-- Begin Raw data --
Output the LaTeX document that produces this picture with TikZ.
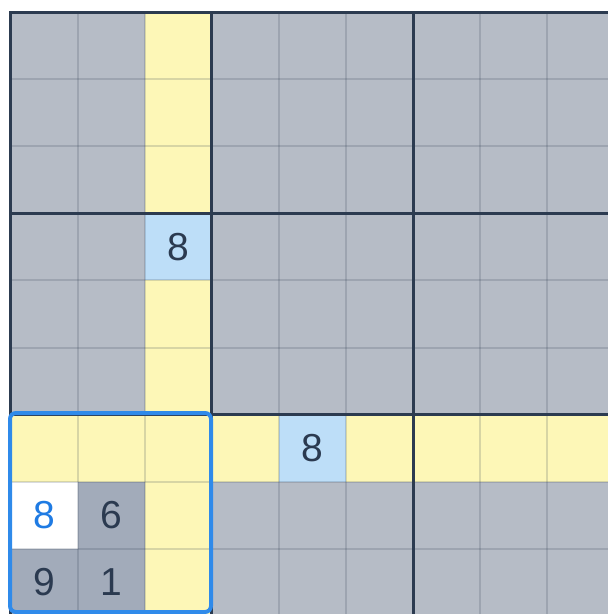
\documentclass[tikz,border=0pt]{standalone}
\usepackage{fontspec}
\setmainfont{Liberation Sans}
\definecolor{cellgray}{HTML}{B6BCC6}
\definecolor{cellyellow}{HTML}{FDF7B7}
\definecolor{cellblue}{HTML}{BDDEF8}
\definecolor{celldark}{HTML}{A2ABBA}
\definecolor{gridnavy}{HTML}{2C3B50}
\definecolor{digitnavy}{HTML}{2B3A50}
\definecolor{digitblue}{HTML}{1F7BE3}
\definecolor{selblue}{HTML}{2F8AEA}
\tikzset{
  thinline/.style={draw=gridnavy, draw opacity=0.18, line width=2pt},
  thickline/.style={draw=gridnavy, line width=3pt, line cap=rect},
  digit/.style={font=\fontsize{39}{39}\selectfont, text=digitnavy, inner sep=0pt},
  userdigit/.style={digit, text=digitblue},
  selbox/.style={draw=selblue, line width=4pt, rounded corners=6pt}
}
\begin{document}
\begin{tikzpicture}[x=1pt,y=-1pt]
\def\cs{67.1}
\def\ox{10.5}
\def\oy{12}
\useasboundingbox (0,0) rectangle (608,614);
\fill[white] (0,0) rectangle (608,614);
\begin{scope}
\clip (0,0) rectangle (608,614);
% base
\fill[cellgray] (\ox,\oy) rectangle ++({9*\cs},{9*\cs});
% yellow column and row
\fill[cellyellow] ({\ox+2*\cs},\oy) rectangle ++(\cs,{9*\cs});
\fill[cellyellow] (\ox,{\oy+6*\cs}) rectangle ++({9*\cs},\cs);
\fill[cellyellow] (\ox,{\oy+6*\cs}) rectangle ++({3*\cs},{3*\cs});
% blue cells
\fill[cellblue] ({\ox+2*\cs},{\oy+3*\cs}) rectangle ++(\cs,\cs);
\fill[cellblue] ({\ox+4*\cs},{\oy+6*\cs}) rectangle ++(\cs,\cs);
% white and dark cells
\fill[white] (\ox,{\oy+7*\cs}) rectangle ++(\cs,\cs);
\fill[celldark] ({\ox+\cs},{\oy+7*\cs}) rectangle ++(\cs,\cs);
\fill[celldark] (\ox,{\oy+8*\cs}) rectangle ++({2*\cs},\cs);
% thin lines
\foreach \i in {1,2,4,5,7,8}{
  \draw[thinline] ({\ox+\i*\cs},\oy) -- ++(0,{9*\cs});
  \draw[thinline] (\ox,{\oy+\i*\cs}) -- ++({9*\cs},0);
}
% thick lines
\foreach \i in {0,3,6,9}{
  \draw[thickline] ({\ox+\i*\cs},\oy) -- ++(0,{9*\cs});
  \draw[thickline] (\ox,{\oy+\i*\cs}) -- ++({9*\cs},0);
}
% digits
\node[digit] (d23) at ({\ox+2.5*\cs},{\oy+3.5*\cs}) {8};
\node[digit] (d46) at ({\ox+4.5*\cs},{\oy+6.5*\cs}) {8};
\node[userdigit] (d07) at ({\ox+0.5*\cs},{\oy+7.5*\cs}) {8};
\node[digit] (d17) at ({\ox+1.5*\cs},{\oy+7.5*\cs}) {6};
\node[digit] (d08) at ({\ox+0.5*\cs},{\oy+8.5*\cs}) {9};
\node[digit] (d18) at ({\ox+1.5*\cs},{\oy+8.5*\cs}) {1};
% selection box
\draw[selbox] (10,413) rectangle (211,612);
\end{scope}
\end{tikzpicture}
\end{document}
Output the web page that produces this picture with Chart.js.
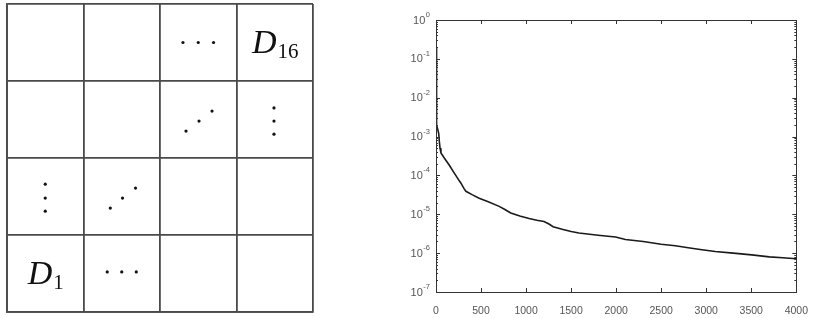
<!DOCTYPE html>
<html>
<head>
<meta charset="utf-8">
<script src="https://cdn.jsdelivr.net/npm/chart.js@4.4.0/dist/chart.umd.min.js"></script>
<style>
  body { margin: 0; background: #fff; width: 813px; height: 318px; overflow: hidden; position: relative; }
  #gridBox { position: absolute; left: 0; top: 0; width: 320px; height: 318px; }
  #errBox { position: absolute; left: 396px; top: 0; width: 417px; height: 318px; }
</style>
</head>
<body>
<div id="gridBox"><canvas id="gridChart"></canvas></div>
<div id="errBox"><canvas id="errChart"></canvas></div>
<script>
// --- left panel: 4x4 block layout ---
const cellLabels = ['D', 'D'];
const cellSubs = ['16', '1'];
const cellX = [3.5, 0.5];
const cellY = [3.5, 0.5];
// ellipsis dots, in cell units
const dotsX = [2.3, 2.5, 2.7,  2.34, 2.51, 2.68,  3.49, 3.49, 3.49,  0.5, 0.5, 0.5,  1.35, 1.51, 1.68,  1.31, 1.5, 1.69];
const dotsY = [3.5, 3.5, 3.5,  2.35, 2.48, 2.61,  2.65, 2.48, 2.31,  1.66, 1.48, 1.31,  1.35, 1.48, 1.61,  0.52, 0.52, 0.52];

// --- right panel: error vs iteration ---
const iters = [0, 3, 6, 10, 20, 30, 37, 45, 55, 92, 150, 203, 250, 277, 313, 332, 400, 479, 580, 701, 760, 830, 930,
  1033, 1120, 1199, 1254, 1300, 1400, 1500, 1586, 1800, 1993, 2103, 2300, 2500, 2657, 2800, 2952, 3100, 3300, 3505, 3700, 3850, 4000];
const errs = [0.2, 0.05, 0.01, 2.0e-3, 1.5e-3, 1.2e-3, 7.5e-4, 5.0e-4, 3.8e-4, 2.8e-4, 1.8e-4, 1.15e-4, 7.8e-5, 6.3e-5, 4.5e-5, 3.9e-5, 3.2e-5, 2.6e-5, 2.1e-5, 1.6e-5, 1.35e-5, 1.08e-5, 9.0e-6,
  7.8e-6, 7.0e-6, 6.5e-6, 5.6e-6, 4.8e-6, 4.1e-6, 3.6e-6, 3.3e-6, 2.9e-6, 2.6e-6, 2.25e-6, 2.0e-6, 1.7e-6, 1.55e-6, 1.38e-6, 1.22e-6, 1.1e-6, 1.0e-6, 9.0e-7, 8.0e-7, 7.6e-7, 7.2e-7];
const xTicks = [0, 500, 1000, 1500, 2000, 2500, 3000, 3500, 4000];
const yTicks = [1e-7, 1e-6, 1e-5, 1e-4, 1e-3, 1e-2, 1e-1, 1];
const yExps = ['-7', '-6', '-5', '-4', '-3', '-2', '-1', '0'];

const cellText = {
  id: 'cellText',
  afterDatasetsDraw(chart) {
    const ctx = chart.ctx;
    const sx = chart.scales.x, sy = chart.scales.y;
    ctx.save();
    ctx.fillStyle = '#111';
    ctx.textBaseline = 'alphabetic';
    for (let i = 0; i < cellLabels.length; i++) {
      ctx.font = 'italic 34px "Liberation Serif", "DejaVu Serif", serif';
      const w1 = ctx.measureText(cellLabels[i]).width;
      ctx.font = '21px "Liberation Serif", "DejaVu Serif", serif';
      const w2 = ctx.measureText(cellSubs[i]).width;
      const cx = sx.getPixelForValue(cellX[i]);
      const cy = sy.getPixelForValue(cellY[i]);
      const left = cx - (w1 + w2) / 2;
      ctx.font = 'italic 34px "Liberation Serif", "DejaVu Serif", serif';
      ctx.fillText(cellLabels[i], left, cy + 10);
      ctx.font = '21px "Liberation Serif", "DejaVu Serif", serif';
      ctx.fillText(cellSubs[i], left + w1 + 1, cy + 15);
    }
    ctx.restore();
  }
};

new Chart(document.getElementById('gridChart'), {
  type: 'scatter',
  data: {
    datasets: [{
      data: dotsX.map((x, i) => ({x: x, y: dotsY[i]})),
      pointRadius: 1.6,
      pointBackgroundColor: '#111',
      pointBorderWidth: 0
    }]
  },
  options: {
    responsive: true,
    maintainAspectRatio: false,
    animation: false,
    layout: { padding: { left: 7, top: 4, right: 7, bottom: 6 } },
    plugins: { legend: { display: false }, tooltip: { enabled: false } },
    scales: {
      x: {
        type: 'linear', min: 0, max: 4,
        ticks: { display: false, stepSize: 1 },
        grid: { color: '#4a4a4a', lineWidth: 1.8, drawTicks: false },
        border: { display: true, color: '#4a4a4a', width: 1.8 }
      },
      y: {
        type: 'linear', min: 0, max: 4,
        ticks: { display: false, stepSize: 1 },
        grid: { color: '#4a4a4a', lineWidth: 1.8, drawTicks: false },
        border: { display: true, color: '#4a4a4a', width: 1.8 }
      }
    }
  },
  plugins: [cellText]
});

// box, inward ticks and 10^n labels, matlab style
const boxTicks = {
  id: 'boxTicks',
  afterDraw(chart) {
    const ctx = chart.ctx;
    const a = chart.chartArea;
    const sx = chart.scales.x, sy = chart.scales.y;
    ctx.save();
    ctx.strokeStyle = '#333';
    ctx.lineWidth = 1;
    ctx.strokeRect(Math.round(a.left) + 0.5, Math.round(a.top) + 0.5, Math.round(a.right - a.left), Math.round(a.bottom - a.top));
    ctx.beginPath();
    xTicks.forEach(v => {
      const px = Math.round(sx.getPixelForValue(v)) + 0.5;
      ctx.moveTo(px, a.bottom); ctx.lineTo(px, a.bottom - 4);
      ctx.moveTo(px, a.top); ctx.lineTo(px, a.top + 4);
    });
    yTicks.forEach(v => {
      for (let m = 1; m <= 9; m++) {
        const val = v * m;
        if (val > 1) break;
        const py = Math.round(sy.getPixelForValue(val)) + 0.5;
        const len = m === 1 ? 4 : 2;
        ctx.moveTo(a.left, py); ctx.lineTo(a.left + len, py);
        ctx.moveTo(a.right, py); ctx.lineTo(a.right - len, py);
      }
    });
    ctx.stroke();

    ctx.fillStyle = '#555';
    ctx.textBaseline = 'alphabetic';
    yTicks.forEach((v, i) => {
      const py = sy.getPixelForValue(v);
      ctx.font = '7.5px "Liberation Sans", Arial, sans-serif';
      const we = ctx.measureText(yExps[i]).width;
      ctx.font = '11px "Liberation Sans", Arial, sans-serif';
      const wb = ctx.measureText('10').width;
      const right = a.left - 6;
      ctx.fillText('10', right - we - wb - 0.5, py + 3.5);
      ctx.font = '7.5px "Liberation Sans", Arial, sans-serif';
      ctx.fillText(yExps[i], right - we, py - 3);
    });
    ctx.restore();
  }
};

new Chart(document.getElementById('errChart'), {
  type: 'line',
  data: {
    datasets: [{
      data: iters.map((x, i) => ({x: x, y: errs[i]})),
      borderColor: '#1a1a1a',
      borderWidth: 1.6,
      pointRadius: 0,
      tension: 0,
      fill: false
    }]
  },
  options: {
    responsive: true,
    maintainAspectRatio: false,
    animation: false,
    layout: { padding: { left: 0, top: 20, right: 15, bottom: 0 } },
    plugins: { legend: { display: false }, tooltip: { enabled: false } },
    scales: {
      x: {
        type: 'linear', min: 0, max: 4000,
        afterBuildTicks: axis => { axis.ticks = xTicks.map(v => ({value: v})); },
        afterFit: scale => { scale.height = 26; },
        ticks: {
          color: '#555', font: { family: '"Liberation Sans", Arial, sans-serif', size: 10.5 }, padding: 5,
          autoSkip: false, maxRotation: 0,
          callback: v => String(v)
        },
        grid: { display: false },
        border: { display: false }
      },
      y: {
        type: 'logarithmic', min: 1e-7, max: 1,
        afterBuildTicks: axis => { axis.ticks = yTicks.map(v => ({value: v})); },
        afterFit: scale => { scale.width = 40; },
        ticks: { display: false },
        grid: { display: false },
        border: { display: false }
      }
    }
  },
  plugins: [boxTicks]
});
</script>
</body>
</html>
-- End Raw data --
What you need to do:
What's needed is an exact copy of the lines above from the one with "Output the web" through the one with "0.52, 0.52, 0.52];", both included; the pictures stay out.

Exercise solution:
Output the web page that produces this picture with Chart.js.
<!DOCTYPE html>
<html>
<head>
<meta charset="utf-8">
<script src="https://cdn.jsdelivr.net/npm/chart.js@4.4.0/dist/chart.umd.min.js"></script>
<style>
  body { margin: 0; background: #fff; width: 813px; height: 318px; overflow: hidden; position: relative; }
  #gridBox { position: absolute; left: 0; top: 0; width: 320px; height: 318px; }
  #errBox { position: absolute; left: 396px; top: 0; width: 417px; height: 318px; }
</style>
</head>
<body>
<div id="gridBox"><canvas id="gridChart"></canvas></div>
<div id="errBox"><canvas id="errChart"></canvas></div>
<script>
// --- left panel: 4x4 block layout ---
const cellLabels = ['D', 'D'];
const cellSubs = ['16', '1'];
const cellX = [3.5, 0.5];
const cellY = [3.5, 0.5];
// ellipsis dots, in cell units
const dotsX = [2.3, 2.5, 2.7,  2.34, 2.51, 2.68,  3.49, 3.49, 3.49,  0.5, 0.5, 0.5,  1.35, 1.51, 1.68,  1.31, 1.5, 1.69];
const dotsY = [3.5, 3.5, 3.5,  2.35, 2.48, 2.61,  2.65, 2.48, 2.31,  1.66, 1.48, 1.31,  1.35, 1.48, 1.61,  0.52, 0.52, 0.52];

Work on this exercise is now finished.